Only one of the two plants Shanon hypothesizes as the source of the visions is mentioned in the Bible: acacia, whose wood is used to construct the Ark of the Covenant and parts of the Tabernacle. Shanon claims he drank a potion made from a species of acacia that produced hallucinogenic effects.

Orthodox rabbi Yuval Sherlow told Israel Radio, “The Bible is trying to convey a very profound event. We have to fear not for the fate of the biblical Moses, but for the fate of science.” We’d have to echo the rabbi’s words, especially when we examine the situation: a professor who claims to have used hallucinogenic substances more than 150 times—and who presupposes that the Bible’s supernatural accounts in Exodus (and elsewhere, presumably) couldn’t have been supernatural nor even exaggerated legend—declares that an entire nation was under the influence (and apparently all having the same hallucination at the same time) merely because psychoactive plants grow in the region—yet that the Israelites never knew enough corporately to recognize their group “highs” for decades.

The Israelites never knew enough corporately to recognize their group “highs” for decades.

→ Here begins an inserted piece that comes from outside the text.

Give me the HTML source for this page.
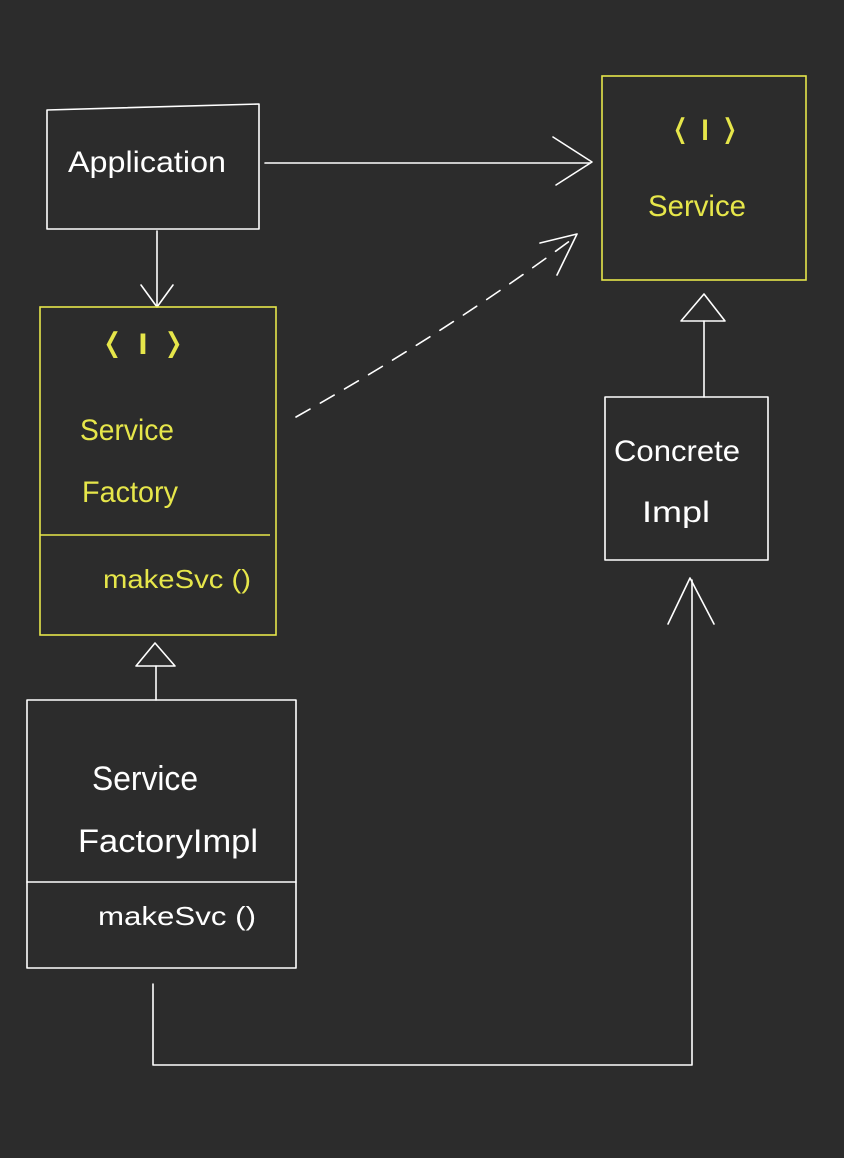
<!DOCTYPE html>
<html><head><meta charset="utf-8"><style>
html,body{margin:0;padding:0;background:#2c2c2c;}
svg{display:block}
text{font-family:"Liberation Sans",sans-serif;font-weight:normal}
</style></head><body>
<svg width="844" height="1158" viewBox="0 0 844 1158" xmlns="http://www.w3.org/2000/svg">
<rect width="844" height="1158" fill="#2c2c2c"/>
<g fill="none" stroke="#ffffff" stroke-width="1.6" stroke-linecap="round" stroke-linejoin="round">
<polygon points="47,110 259,104 259,229 47,229"/>
<rect x="605" y="397" width="163" height="163"/>
<rect x="27" y="700" width="269" height="268"/>
<line x1="27" y1="882" x2="296" y2="882"/>
<line x1="265" y1="163" x2="590" y2="163"/>
<polyline points="553,137 592,162 556,185"/>
<line x1="157" y1="231" x2="157" y2="307"/>
<polyline points="141,285 157,307 173,285"/>
<path d="M296,417 Q450,330 575,237" stroke-dasharray="16,12"/>
<polyline points="540,243 577,234 557,275"/>
<polygon points="681,321 704,294 725,321"/>
<line x1="704" y1="321" x2="704" y2="397"/>
<polygon points="136,666 155,643 175,666"/>
<line x1="156" y1="666" x2="156" y2="700"/>
<polyline points="153,984 153,1065 692,1065 692,580"/>
<polyline points="668,624 690,578 714,624"/>
</g>
<g fill="none" stroke="#e6e64a" stroke-width="1.6">
<rect x="602" y="76" width="204" height="204"/>
<rect x="40" y="307" width="236" height="328"/>
<line x1="40" y1="535" x2="270" y2="535"/>
</g>
<g fill="#ffffff" font-size="30">
<text x="68" y="172" textLength="158" lengthAdjust="spacingAndGlyphs">Application</text>
<text x="614" y="461" textLength="126" lengthAdjust="spacingAndGlyphs">Concrete</text>
<text x="642" y="522" textLength="68" lengthAdjust="spacingAndGlyphs">Impl</text>
<text x="92" y="790" font-size="34" textLength="106" lengthAdjust="spacingAndGlyphs">Service</text>
<text x="78" y="852" font-size="32" textLength="180" lengthAdjust="spacingAndGlyphs">FactoryImpl</text>
<text x="98" y="925" font-size="26" textLength="158" lengthAdjust="spacingAndGlyphs">makeSvc ()</text>
</g>
<g fill="#e6e64a" font-size="30">
<text x="672" y="140" textLength="66" lengthAdjust="spacingAndGlyphs">⟨ I ⟩</text>
<text x="648" y="216" textLength="98" lengthAdjust="spacingAndGlyphs">Service</text>
<text x="102" y="354" textLength="82" lengthAdjust="spacingAndGlyphs">⟨ I ⟩</text>
<text x="80" y="440" textLength="94" lengthAdjust="spacingAndGlyphs">Service</text>
<text x="82" y="502" textLength="96" lengthAdjust="spacingAndGlyphs">Factory</text>
<text x="103" y="588" font-size="26" textLength="148" lengthAdjust="spacingAndGlyphs">makeSvc ()</text>
</g>
</svg>
</body></html>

In fact, the stories in Exodus only need some sort of natural “explanation” (even a ridiculous explanation) if one presupposes, like Shanon does, that supernatural events are impossible. With the presupposition that there is a God (the only other presupposition), the events in Exodus need no such “explanation.” And when one starts from the worldview of the Bible, the events in Exodus make total sense as recorded history that fits in with God’s plan for His creation, leading from the Garden of Eden all the way to Calvary and beyond!